Financial toll – Russian insurers estimate over $13 billion in direct and indirect losses to the oil sector in 2025 alone.

Moscow has responded with export bans on gasoline and diesel, forced production cuts, and appeals to Belarus for fuel imports—measures that signal the campaign is biting hard.

The Druzhba Pipeline Crisis: No Oil to Hungary

A flashpoint has been the Druzhba (“Friendship”) pipeline, which carries Russian crude through Ukraine to Hungary and Slovakia. Ukrainian strikes on Russian sections of the Druzhba system (pumping stations in Tambov and Tatarstan) and damage from earlier Russian attacks on the Ukrainian segment at Brody (Lviv region) have repeatedly halted flows. Since late January 2026 the southern branch has been offline, cutting off Russian oil deliveries to Hungary and Slovakia.

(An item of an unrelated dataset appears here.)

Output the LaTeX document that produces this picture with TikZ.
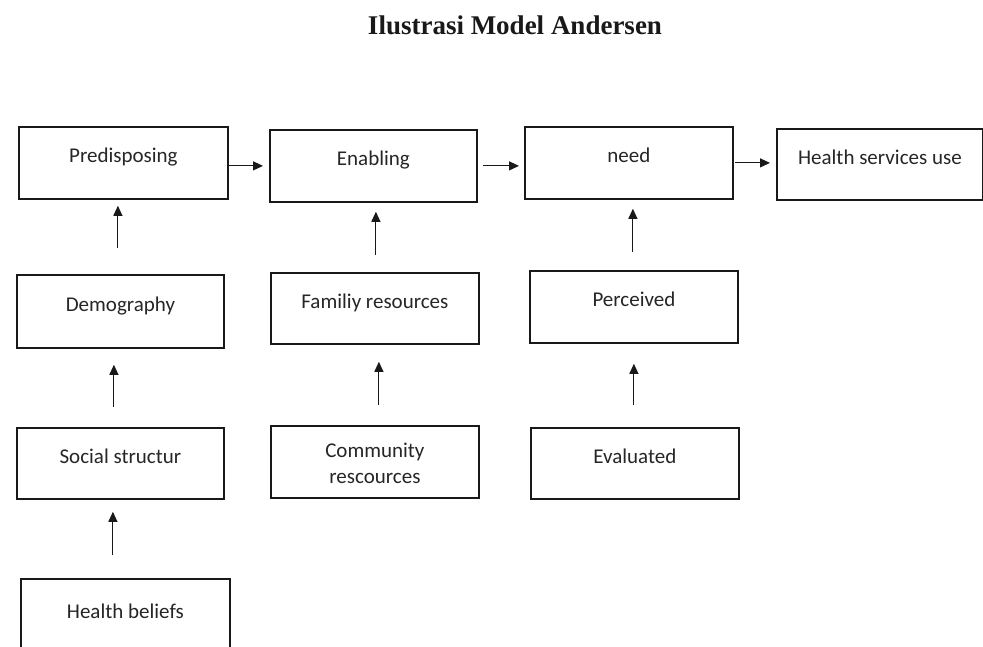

Hungarian Prime Minister Viktor Orbán has accused Ukraine of an “oil blockade” and retaliated by announcing a phased cutoff of natural gas supplies to Ukraine until Russian oil flows resume. “As long as Ukraine does not supply oil, it will not receive gas from Hungary,” Orbán stated this week. The standoff has escalated political tensions in Central Europe and highlighted how Ukraine’s energy strikes are rippling far beyond Russia’s borders.

Ukrainian Drones and NATO Airspace

During strikes on northwestern Russian targets such as the Primorsk and Ust-Luga terminals, Ukrainian long-range drones have—on multiple occasions—entered the airspace of NATO member states Estonia, Latvia, and Lithuania due to Russian electronic warfare jamming. Stray drones have crashed or been reported in these countries, including one incident that damaged a power station chimney in Estonia. While the incursions appear unintentional and non-hostile, they mark rare cases of Ukrainian drones crossing NATO territory en route to Russian energy infrastructure.

Bottom Line for Global Energy Markets

Ukraine’s drone campaign has achieved what Western sanctions struggled to do: physically constrain Russia’s ability to refine and export fuel profitably. While Russia still ships crude (often at discounts to Asia), the loss of high-value refined product exports, repeated terminal outages, and pipeline disruptions are eroding revenues and forcing painful domestic adjustments.As one insurance executive put it, the cumulative damage is already measured in billions—and the campaign shows no signs of slowing. For energy traders, refiners, and policymakers worldwide, the message is clear: Ukraine’s asymmetric strikes on Russian oil and gas infrastructure are reshaping supply flows, tightening product markets, and adding a new layer of geopolitical risk to an already volatile global energy picture.